@phillyartjawn is pleased to introduce our featured artist of the month, @joseph.eggleston.art!
Check out the interview below to learn more about our artist of the month:
Q: Which artists are you inspired by, creatively?
A: Even though I am a figurative painter, I am inspired by quite a few abstract / non-objective painters. Joan Mitchell, Joan Snyder, and Clyfford Still are some of my top influences. Some contemporary painters that inspire me regularly are: Andy Dixon, Andrew Salgado, Salman Toor, Jenny Saville, and Kai Samuels-Davis. I also have a book of Basquiat’s work that I flip through pretty regularly.
Q: I've noticed that you create a lot of portraits. How do you choose the individuals that you want to paint?

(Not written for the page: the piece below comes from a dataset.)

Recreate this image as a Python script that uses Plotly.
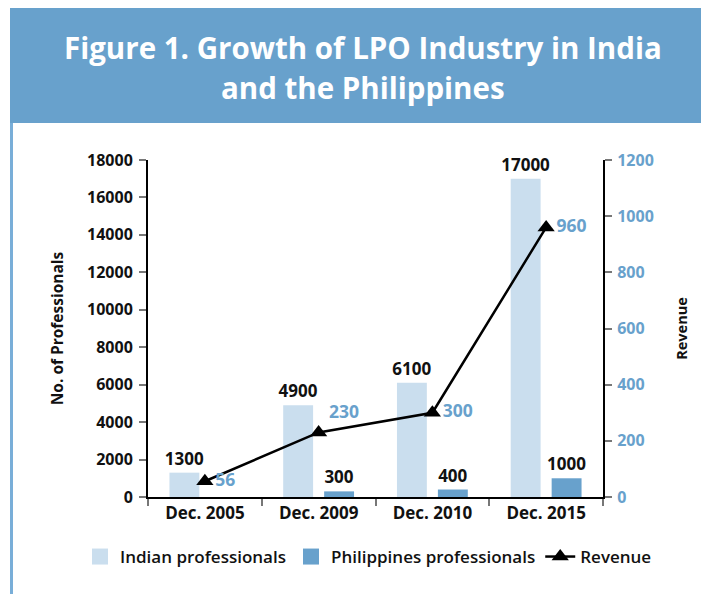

A: Honestly, it really is just whatever inspires me in the moment. Whatever sparks an idea. Most of the figures I paint are based off of images that I see on the internet that I then manipulate into something new. Or they’re a composite of many images morphed into one. It really is about the pose for me or the weird angles that the face/head can create.
Q: Have you been making artwork during the COVID-19 pandemic?

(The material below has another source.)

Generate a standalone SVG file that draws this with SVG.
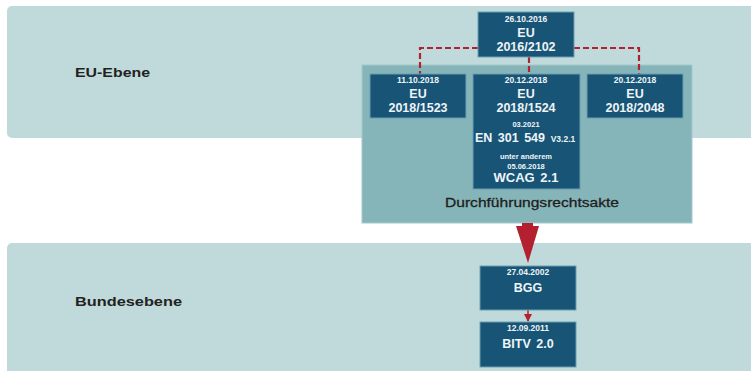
<svg xmlns="http://www.w3.org/2000/svg" width="751" height="371" viewBox="0 0 751 371">
<style>
.band{fill:#c0dadb;}
.box{fill:#175475;stroke:#6d9db2;stroke-width:1;}
.t{font-family:"Liberation Sans",Arial,sans-serif;font-weight:bold;fill:#eef4f7;text-anchor:middle;}
.s{font-size:8.5px;}
.m{font-size:12.5px;}
.lbl{font-family:"Liberation Sans",Arial,sans-serif;font-weight:bold;font-size:13px;fill:#222;}
.dash{fill:none;stroke:#b3202f;stroke-width:2.2;stroke-dasharray:6,3;}
</style>
<defs>
<marker id="ah" markerWidth="8" markerHeight="8" refX="7" refY="4" orient="auto" markerUnits="userSpaceOnUse">
<path d="M0,0 L8,4 L0,8 Z" fill="#b3202f"/>
</marker>
</defs>
<g id="ebenen">
<rect class="band" x="7" y="6" width="760" height="132" rx="5"/>
<rect class="band" x="7" y="243" width="760" height="140" rx="5"/>
<text class="lbl" x="75" y="77" textLength="75" lengthAdjust="spacingAndGlyphs">EU-Ebene</text>
<text class="lbl" x="75" y="306" textLength="107" lengthAdjust="spacingAndGlyphs">Bundesebene</text>
</g>
<g id="durchfuehrung">
<rect x="362" y="65" width="330" height="158" fill="#86b5b9" stroke="#a3c8cb" stroke-width="1"/>
<text x="532" y="207" font-family="'Liberation Sans',Arial,sans-serif" font-size="13.5px" fill="#1e1e1e" stroke="#1e1e1e" stroke-width="0.3" text-anchor="middle" textLength="174" lengthAdjust="spacingAndGlyphs">Durchführungsrechtsakte</text>
</g>
<g id="connectors">
<path class="dash" d="M478,48 H420 V74"/>
<path class="dash" d="M574,48 H639 V74"/>
<path class="dash" d="M529,57 V74"/>
<path d="M522,223 H533 V226 H539 L528,263 L516,226 H522 Z" fill="#b3202f"/>
<line x1="528" y1="310" x2="528" y2="321" stroke="#b3202f" stroke-width="1.5" marker-end="url(#ah)"/>
</g>
<g id="eu2016">
<rect class="box" x="478" y="12" width="96" height="45"/>
<text class="t s" x="526" y="22">26.10.2016</text>
<text class="t m" x="526" y="37">EU</text>
<text class="t m" x="526" y="51">2016/2102</text>
</g>
<g id="eu1523">
<rect class="box" x="370" y="74" width="96" height="44"/>
<text class="t s" x="418" y="83">11.10.2018</text>
<text class="t m" x="418" y="98">EU</text>
<text class="t m" x="418" y="112">2018/1523</text>
</g>
<g id="eu1524">
<rect class="box" x="473" y="74" width="107" height="115"/>
<text class="t s" x="526" y="83">20.12.2018</text>
<text class="t m" x="526" y="98">EU</text>
<text class="t m" x="526" y="112">2018/1524</text>
<text class="t" x="526" y="127" font-size="7.5px">03.2021</text>
<text class="t m" x="510" y="142" word-spacing="2px">EN 301 549</text>
<text class="t" x="563" y="142" font-size="8.5px">V3.2.1</text>
<text class="t" x="526" y="159" font-size="7.5px">unter anderem</text>
<text class="t" x="526" y="169" font-size="7.5px">05.06.2018</text>
<text class="t" x="526" y="182" font-size="13px" word-spacing="2px">WCAG 2.1</text>
</g>
<g id="eu2048">
<rect class="box" x="587" y="74" width="96" height="44"/>
<text class="t s" x="635" y="83">20.12.2018</text>
<text class="t m" x="635" y="98">EU</text>
<text class="t m" x="635" y="112">2018/2048</text>
</g>
<g id="bgg">
<rect class="box" x="480" y="266" width="96" height="44"/>
<text class="t s" x="528" y="275">27.04.2002</text>
<text class="t m" x="528" y="292">BGG</text>
</g>
<g id="bitv">
<rect class="box" x="480" y="322" width="96" height="45"/>
<text class="t s" x="528" y="331">12.09.2011</text>
<text class="t m" x="528" y="348" word-spacing="2px">BITV 2.0</text>
</g>
</svg>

A: Yes, I am still creating work at home during the pandemic. At times I have found it difficult to remain focused but I try not to put too much pressure on myself to create continuously; sometimes it’s good to take a day off. I also tend to work on many projects at once which helps when I find myself stuck on a piece.
Q: How do you see the relationship between your artistic practice and your work in relation to the era of COVID-19, the Black Lives Matter movement, and the current political climate?"

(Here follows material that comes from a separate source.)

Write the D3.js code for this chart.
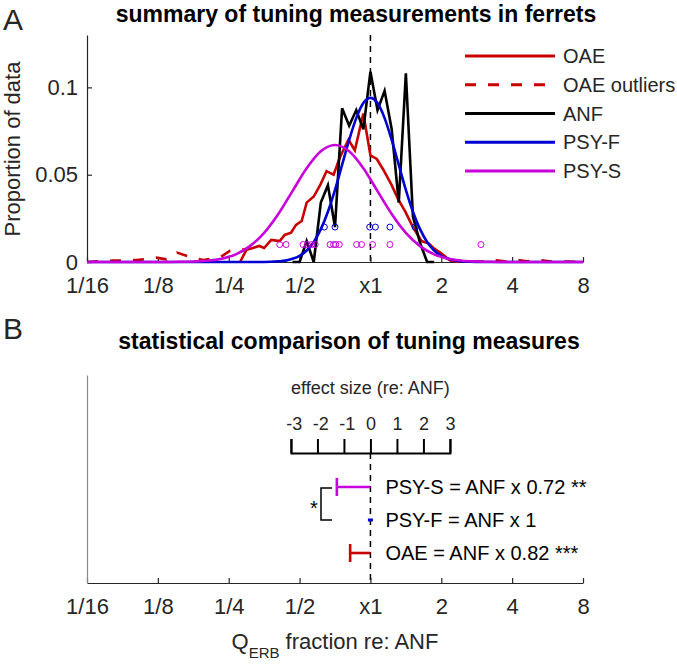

A: I’ve noticed that, since the start of the COVID-19 pandemic, I have been sketching and creating more works that contain two or more figures in the composition. Prior to 2020 I tended to create works with an isolated figure or just a portrait of one subject. The desire for human contact with people you are unable to see due to health concerns has cast a different light on what it feels like to be alone. These new perspectives will naturally influence an artist’s work, I believe, and for me it has.
My identity as a queer person influences almost all of the subject matter of my work. The current political climate and the BLM movement has made me want to make the subject matter of my work even more queer. I want my work to give visibility to imagery that is not always seen in the narratives found in the history of painting. I like to highlight and play with queer identities and stereotypes, give them a story.
Thank you for sharing with us, @joseph.eggleston.art!